**Records for the exercise**
======
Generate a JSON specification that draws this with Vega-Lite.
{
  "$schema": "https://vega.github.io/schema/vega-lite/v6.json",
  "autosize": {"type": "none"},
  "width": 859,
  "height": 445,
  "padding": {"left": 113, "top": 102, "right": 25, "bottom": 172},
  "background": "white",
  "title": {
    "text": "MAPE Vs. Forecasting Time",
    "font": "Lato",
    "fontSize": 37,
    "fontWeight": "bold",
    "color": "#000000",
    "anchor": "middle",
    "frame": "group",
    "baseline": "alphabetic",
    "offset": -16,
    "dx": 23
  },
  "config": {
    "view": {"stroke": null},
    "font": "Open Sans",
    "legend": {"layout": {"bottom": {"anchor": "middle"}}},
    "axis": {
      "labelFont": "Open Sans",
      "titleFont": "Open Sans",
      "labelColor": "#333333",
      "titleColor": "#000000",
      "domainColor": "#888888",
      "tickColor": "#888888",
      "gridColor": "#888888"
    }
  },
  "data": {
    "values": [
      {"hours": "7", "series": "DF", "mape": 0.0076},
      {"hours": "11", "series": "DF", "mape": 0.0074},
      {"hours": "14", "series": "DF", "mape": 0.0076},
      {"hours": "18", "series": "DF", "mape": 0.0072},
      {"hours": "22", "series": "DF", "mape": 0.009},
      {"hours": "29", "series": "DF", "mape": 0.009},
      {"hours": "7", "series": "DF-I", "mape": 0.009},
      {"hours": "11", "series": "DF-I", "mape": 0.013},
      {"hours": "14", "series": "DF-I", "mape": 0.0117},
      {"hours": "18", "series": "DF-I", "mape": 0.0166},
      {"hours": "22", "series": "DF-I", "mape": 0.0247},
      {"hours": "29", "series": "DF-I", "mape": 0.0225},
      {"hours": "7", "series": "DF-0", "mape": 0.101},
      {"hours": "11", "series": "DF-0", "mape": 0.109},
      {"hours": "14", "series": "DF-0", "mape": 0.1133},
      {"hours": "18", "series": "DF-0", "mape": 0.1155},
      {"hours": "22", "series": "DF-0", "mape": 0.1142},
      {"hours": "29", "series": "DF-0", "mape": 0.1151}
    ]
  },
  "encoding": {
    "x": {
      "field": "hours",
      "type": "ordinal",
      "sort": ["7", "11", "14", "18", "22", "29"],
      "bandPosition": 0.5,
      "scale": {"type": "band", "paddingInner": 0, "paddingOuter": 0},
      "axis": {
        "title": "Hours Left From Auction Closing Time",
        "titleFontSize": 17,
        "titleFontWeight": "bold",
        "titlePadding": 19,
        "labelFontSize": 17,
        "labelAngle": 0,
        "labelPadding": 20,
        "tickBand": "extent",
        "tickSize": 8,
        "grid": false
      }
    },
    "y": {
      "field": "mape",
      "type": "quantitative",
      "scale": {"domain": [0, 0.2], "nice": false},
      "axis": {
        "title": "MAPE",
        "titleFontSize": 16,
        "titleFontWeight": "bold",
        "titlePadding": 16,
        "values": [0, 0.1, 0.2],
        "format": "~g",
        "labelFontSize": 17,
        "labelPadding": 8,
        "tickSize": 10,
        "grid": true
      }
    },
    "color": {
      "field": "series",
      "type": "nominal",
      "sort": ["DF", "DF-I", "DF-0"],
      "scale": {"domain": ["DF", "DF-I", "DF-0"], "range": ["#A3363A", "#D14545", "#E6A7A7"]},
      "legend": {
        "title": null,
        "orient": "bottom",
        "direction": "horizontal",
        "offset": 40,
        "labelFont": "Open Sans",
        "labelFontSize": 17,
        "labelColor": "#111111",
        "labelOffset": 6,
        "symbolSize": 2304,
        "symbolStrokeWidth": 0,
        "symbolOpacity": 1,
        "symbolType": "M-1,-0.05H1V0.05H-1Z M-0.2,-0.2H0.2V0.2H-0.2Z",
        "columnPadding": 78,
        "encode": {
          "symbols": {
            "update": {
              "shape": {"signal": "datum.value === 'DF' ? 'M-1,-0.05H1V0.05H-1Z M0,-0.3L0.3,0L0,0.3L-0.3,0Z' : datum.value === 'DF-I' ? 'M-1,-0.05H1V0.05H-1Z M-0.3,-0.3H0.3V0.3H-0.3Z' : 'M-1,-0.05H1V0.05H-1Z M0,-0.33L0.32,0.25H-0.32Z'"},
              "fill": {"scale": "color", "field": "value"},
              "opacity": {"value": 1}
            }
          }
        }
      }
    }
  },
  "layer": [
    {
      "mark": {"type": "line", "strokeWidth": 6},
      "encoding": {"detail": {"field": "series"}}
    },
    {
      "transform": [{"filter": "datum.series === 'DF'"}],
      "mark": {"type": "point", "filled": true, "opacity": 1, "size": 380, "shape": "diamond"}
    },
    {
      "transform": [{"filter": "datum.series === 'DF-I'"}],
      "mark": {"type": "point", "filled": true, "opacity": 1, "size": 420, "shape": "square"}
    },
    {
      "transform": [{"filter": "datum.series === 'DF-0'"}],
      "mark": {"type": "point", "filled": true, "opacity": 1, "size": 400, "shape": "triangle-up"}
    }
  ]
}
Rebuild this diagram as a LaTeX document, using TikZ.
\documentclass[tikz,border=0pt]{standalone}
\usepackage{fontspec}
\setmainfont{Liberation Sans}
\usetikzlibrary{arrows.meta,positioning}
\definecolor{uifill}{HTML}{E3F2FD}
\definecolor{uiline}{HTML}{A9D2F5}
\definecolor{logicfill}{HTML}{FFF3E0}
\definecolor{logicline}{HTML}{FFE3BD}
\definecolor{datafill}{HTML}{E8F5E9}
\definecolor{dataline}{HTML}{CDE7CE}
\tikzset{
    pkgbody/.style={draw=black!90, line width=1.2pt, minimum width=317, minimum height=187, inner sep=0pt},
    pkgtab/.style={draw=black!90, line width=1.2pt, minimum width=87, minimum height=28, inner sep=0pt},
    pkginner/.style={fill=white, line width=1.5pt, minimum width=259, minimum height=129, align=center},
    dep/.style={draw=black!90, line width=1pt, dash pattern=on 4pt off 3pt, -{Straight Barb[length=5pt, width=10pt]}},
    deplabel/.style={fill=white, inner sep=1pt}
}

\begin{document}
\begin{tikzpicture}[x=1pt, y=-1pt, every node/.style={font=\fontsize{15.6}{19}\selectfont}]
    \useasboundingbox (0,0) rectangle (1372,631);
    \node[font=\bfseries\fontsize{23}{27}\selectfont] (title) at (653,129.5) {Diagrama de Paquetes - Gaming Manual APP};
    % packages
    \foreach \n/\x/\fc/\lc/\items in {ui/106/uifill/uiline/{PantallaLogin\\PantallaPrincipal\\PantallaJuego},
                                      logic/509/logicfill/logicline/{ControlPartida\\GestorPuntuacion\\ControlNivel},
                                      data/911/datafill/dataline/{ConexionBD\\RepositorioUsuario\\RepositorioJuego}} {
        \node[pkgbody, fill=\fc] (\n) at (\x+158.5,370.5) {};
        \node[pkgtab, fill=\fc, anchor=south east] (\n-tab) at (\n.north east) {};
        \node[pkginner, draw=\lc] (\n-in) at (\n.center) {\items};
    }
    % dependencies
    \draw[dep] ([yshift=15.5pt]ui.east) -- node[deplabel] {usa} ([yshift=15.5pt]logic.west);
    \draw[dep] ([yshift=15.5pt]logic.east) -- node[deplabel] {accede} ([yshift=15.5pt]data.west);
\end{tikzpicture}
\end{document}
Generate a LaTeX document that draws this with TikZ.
======
**Task prompt**
Retype the whole listing above exactly.

**Exercise result**
Generate a JSON specification that draws this with Vega-Lite.
{
  "$schema": "https://vega.github.io/schema/vega-lite/v6.json",
  "autosize": {"type": "none"},
  "width": 859,
  "height": 445,
  "padding": {"left": 113, "top": 102, "right": 25, "bottom": 172},
  "background": "white",
  "title": {
    "text": "MAPE Vs. Forecasting Time",
    "font": "Lato",
    "fontSize": 37,
    "fontWeight": "bold",
    "color": "#000000",
    "anchor": "middle",
    "frame": "group",
    "baseline": "alphabetic",
    "offset": -16,
    "dx": 23
  },
  "config": {
    "view": {"stroke": null},
    "font": "Open Sans",
    "legend": {"layout": {"bottom": {"anchor": "middle"}}},
    "axis": {
      "labelFont": "Open Sans",
      "titleFont": "Open Sans",
      "labelColor": "#333333",
      "titleColor": "#000000",
      "domainColor": "#888888",
      "tickColor": "#888888",
      "gridColor": "#888888"
    }
  },
  "data": {
    "values": [
      {"hours": "7", "series": "DF", "mape": 0.0076},
      {"hours": "11", "series": "DF", "mape": 0.0074},
      {"hours": "14", "series": "DF", "mape": 0.0076},
      {"hours": "18", "series": "DF", "mape": 0.0072},
      {"hours": "22", "series": "DF", "mape": 0.009},
      {"hours": "29", "series": "DF", "mape": 0.009},
      {"hours": "7", "series": "DF-I", "mape": 0.009},
      {"hours": "11", "series": "DF-I", "mape": 0.013},
      {"hours": "14", "series": "DF-I", "mape": 0.0117},
      {"hours": "18", "series": "DF-I", "mape": 0.0166},
      {"hours": "22", "series": "DF-I", "mape": 0.0247},
      {"hours": "29", "series": "DF-I", "mape": 0.0225},
      {"hours": "7", "series": "DF-0", "mape": 0.101},
      {"hours": "11", "series": "DF-0", "mape": 0.109},
      {"hours": "14", "series": "DF-0", "mape": 0.1133},
      {"hours": "18", "series": "DF-0", "mape": 0.1155},
      {"hours": "22", "series": "DF-0", "mape": 0.1142},
      {"hours": "29", "series": "DF-0", "mape": 0.1151}
    ]
  },
  "encoding": {
    "x": {
      "field": "hours",
      "type": "ordinal",
      "sort": ["7", "11", "14", "18", "22", "29"],
      "bandPosition": 0.5,
      "scale": {"type": "band", "paddingInner": 0, "paddingOuter": 0},
      "axis": {
        "title": "Hours Left From Auction Closing Time",
        "titleFontSize": 17,
        "titleFontWeight": "bold",
        "titlePadding": 19,
        "labelFontSize": 17,
        "labelAngle": 0,
        "labelPadding": 20,
        "tickBand": "extent",
        "tickSize": 8,
        "grid": false
      }
    },
    "y": {
      "field": "mape",
      "type": "quantitative",
      "scale": {"domain": [0, 0.2], "nice": false},
      "axis": {
        "title": "MAPE",
        "titleFontSize": 16,
        "titleFontWeight": "bold",
        "titlePadding": 16,
        "values": [0, 0.1, 0.2],
        "format": "~g",
        "labelFontSize": 17,
        "labelPadding": 8,
        "tickSize": 10,
        "grid": true
      }
    },
    "color": {
      "field": "series",
      "type": "nominal",
      "sort": ["DF", "DF-I", "DF-0"],
      "scale": {"domain": ["DF", "DF-I", "DF-0"], "range": ["#A3363A", "#D14545", "#E6A7A7"]},
      "legend": {
        "title": null,
        "orient": "bottom",
        "direction": "horizontal",
        "offset": 40,
        "labelFont": "Open Sans",
        "labelFontSize": 17,
        "labelColor": "#111111",
        "labelOffset": 6,
        "symbolSize": 2304,
        "symbolStrokeWidth": 0,
        "symbolOpacity": 1,
        "symbolType": "M-1,-0.05H1V0.05H-1Z M-0.2,-0.2H0.2V0.2H-0.2Z",
        "columnPadding": 78,
        "encode": {
          "symbols": {
            "update": {
              "shape": {"signal": "datum.value === 'DF' ? 'M-1,-0.05H1V0.05H-1Z M0,-0.3L0.3,0L0,0.3L-0.3,0Z' : datum.value === 'DF-I' ? 'M-1,-0.05H1V0.05H-1Z M-0.3,-0.3H0.3V0.3H-0.3Z' : 'M-1,-0.05H1V0.05H-1Z M0,-0.33L0.32,0.25H-0.32Z'"},
              "fill": {"scale": "color", "field": "value"},
              "opacity": {"value": 1}
            }
          }
        }
      }
    }
  },
  "layer": [
    {
      "mark": {"type": "line", "strokeWidth": 6},
      "encoding": {"detail": {"field": "series"}}
    },
    {
      "transform": [{"filter": "datum.series === 'DF'"}],
      "mark": {"type": "point", "filled": true, "opacity": 1, "size": 380, "shape": "diamond"}
    },
    {
      "transform": [{"filter": "datum.series === 'DF-I'"}],
      "mark": {"type": "point", "filled": true, "opacity": 1, "size": 420, "shape": "square"}
    },
    {
      "transform": [{"filter": "datum.series === 'DF-0'"}],
      "mark": {"type": "point", "filled": true, "opacity": 1, "size": 400, "shape": "triangle-up"}
    }
  ]
}
Rebuild this diagram as a LaTeX document, using TikZ.
\documentclass[tikz,border=0pt]{standalone}
\usepackage{fontspec}
\setmainfont{Liberation Sans}
\usetikzlibrary{arrows.meta,positioning}
\definecolor{uifill}{HTML}{E3F2FD}
\definecolor{uiline}{HTML}{A9D2F5}
\definecolor{logicfill}{HTML}{FFF3E0}
\definecolor{logicline}{HTML}{FFE3BD}
\definecolor{datafill}{HTML}{E8F5E9}
\definecolor{dataline}{HTML}{CDE7CE}
\tikzset{
    pkgbody/.style={draw=black!90, line width=1.2pt, minimum width=317, minimum height=187, inner sep=0pt},
    pkgtab/.style={draw=black!90, line width=1.2pt, minimum width=87, minimum height=28, inner sep=0pt},
    pkginner/.style={fill=white, line width=1.5pt, minimum width=259, minimum height=129, align=center},
    dep/.style={draw=black!90, line width=1pt, dash pattern=on 4pt off 3pt, -{Straight Barb[length=5pt, width=10pt]}},
    deplabel/.style={fill=white, inner sep=1pt}
}

\begin{document}
\begin{tikzpicture}[x=1pt, y=-1pt, every node/.style={font=\fontsize{15.6}{19}\selectfont}]
    \useasboundingbox (0,0) rectangle (1372,631);
    \node[font=\bfseries\fontsize{23}{27}\selectfont] (title) at (653,129.5) {Diagrama de Paquetes - Gaming Manual APP};
    % packages
    \foreach \n/\x/\fc/\lc/\items in {ui/106/uifill/uiline/{PantallaLogin\\PantallaPrincipal\\PantallaJuego},
                                      logic/509/logicfill/logicline/{ControlPartida\\GestorPuntuacion\\ControlNivel},
                                      data/911/datafill/dataline/{ConexionBD\\RepositorioUsuario\\RepositorioJuego}} {
        \node[pkgbody, fill=\fc] (\n) at (\x+158.5,370.5) {};
        \node[pkgtab, fill=\fc, anchor=south east] (\n-tab) at (\n.north east) {};
        \node[pkginner, draw=\lc] (\n-in) at (\n.center) {\items};
    }
    % dependencies
    \draw[dep] ([yshift=15.5pt]ui.east) -- node[deplabel] {usa} ([yshift=15.5pt]logic.west);
    \draw[dep] ([yshift=15.5pt]logic.east) -- node[deplabel] {accede} ([yshift=15.5pt]data.west);
\end{tikzpicture}
\end{document}
Generate a LaTeX document that draws this with TikZ.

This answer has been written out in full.